_Task to complete_:
Copy out every line that contains the word "seaborn".

_Records for the task_:
---

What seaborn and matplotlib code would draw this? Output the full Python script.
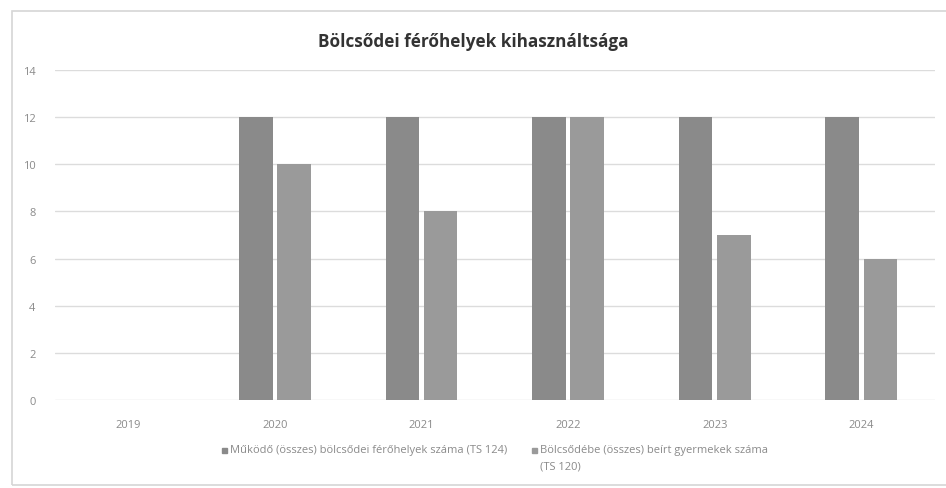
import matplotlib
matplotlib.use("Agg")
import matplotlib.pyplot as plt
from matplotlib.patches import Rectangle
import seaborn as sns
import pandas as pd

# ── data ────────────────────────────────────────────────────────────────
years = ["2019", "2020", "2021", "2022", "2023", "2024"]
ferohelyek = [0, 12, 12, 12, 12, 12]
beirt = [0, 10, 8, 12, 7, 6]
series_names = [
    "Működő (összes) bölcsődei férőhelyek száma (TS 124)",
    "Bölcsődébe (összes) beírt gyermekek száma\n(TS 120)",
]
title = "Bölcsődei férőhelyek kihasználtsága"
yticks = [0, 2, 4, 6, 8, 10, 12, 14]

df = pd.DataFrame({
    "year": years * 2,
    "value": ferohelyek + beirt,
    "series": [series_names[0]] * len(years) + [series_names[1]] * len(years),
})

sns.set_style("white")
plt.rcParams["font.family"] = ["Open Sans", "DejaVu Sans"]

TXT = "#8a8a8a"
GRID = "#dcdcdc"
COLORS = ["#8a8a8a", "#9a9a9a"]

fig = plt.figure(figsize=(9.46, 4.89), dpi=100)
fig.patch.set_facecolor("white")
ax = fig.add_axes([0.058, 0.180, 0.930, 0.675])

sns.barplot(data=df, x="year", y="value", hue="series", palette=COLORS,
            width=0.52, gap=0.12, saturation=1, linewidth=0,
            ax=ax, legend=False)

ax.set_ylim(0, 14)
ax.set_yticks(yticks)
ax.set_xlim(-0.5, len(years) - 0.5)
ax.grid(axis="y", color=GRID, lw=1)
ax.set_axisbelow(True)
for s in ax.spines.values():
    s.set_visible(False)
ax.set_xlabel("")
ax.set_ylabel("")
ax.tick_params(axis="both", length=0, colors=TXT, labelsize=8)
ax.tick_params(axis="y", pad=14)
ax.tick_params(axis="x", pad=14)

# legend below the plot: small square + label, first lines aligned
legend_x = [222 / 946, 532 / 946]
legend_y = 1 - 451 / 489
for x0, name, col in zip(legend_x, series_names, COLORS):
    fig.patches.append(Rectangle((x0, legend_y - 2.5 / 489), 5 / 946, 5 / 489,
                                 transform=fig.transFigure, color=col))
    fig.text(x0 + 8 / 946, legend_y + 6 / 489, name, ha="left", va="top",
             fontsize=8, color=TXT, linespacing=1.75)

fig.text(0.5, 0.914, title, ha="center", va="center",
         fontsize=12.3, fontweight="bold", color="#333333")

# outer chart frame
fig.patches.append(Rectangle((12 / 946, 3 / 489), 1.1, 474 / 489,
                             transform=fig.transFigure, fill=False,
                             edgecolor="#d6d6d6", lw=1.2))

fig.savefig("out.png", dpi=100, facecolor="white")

---

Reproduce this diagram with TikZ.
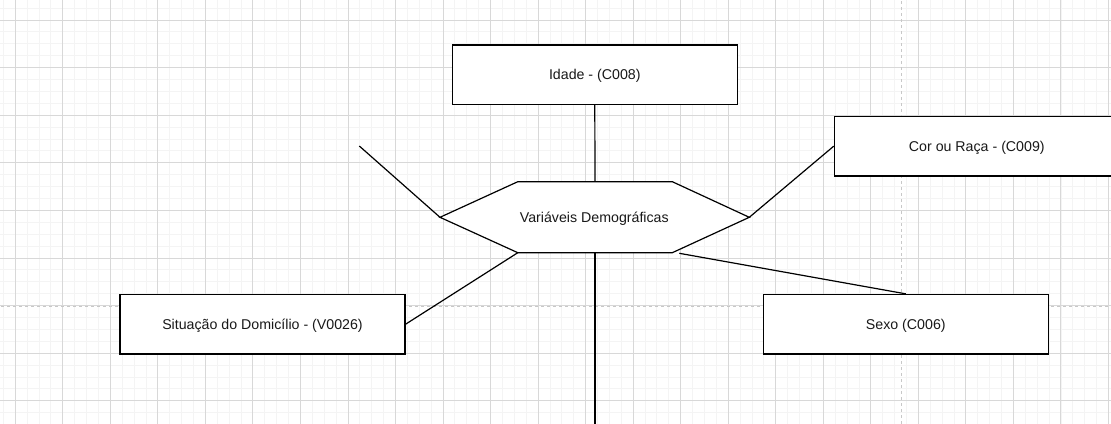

---

_Task result_:
What seaborn and matplotlib code would draw this? Output the full Python script.
import seaborn as sns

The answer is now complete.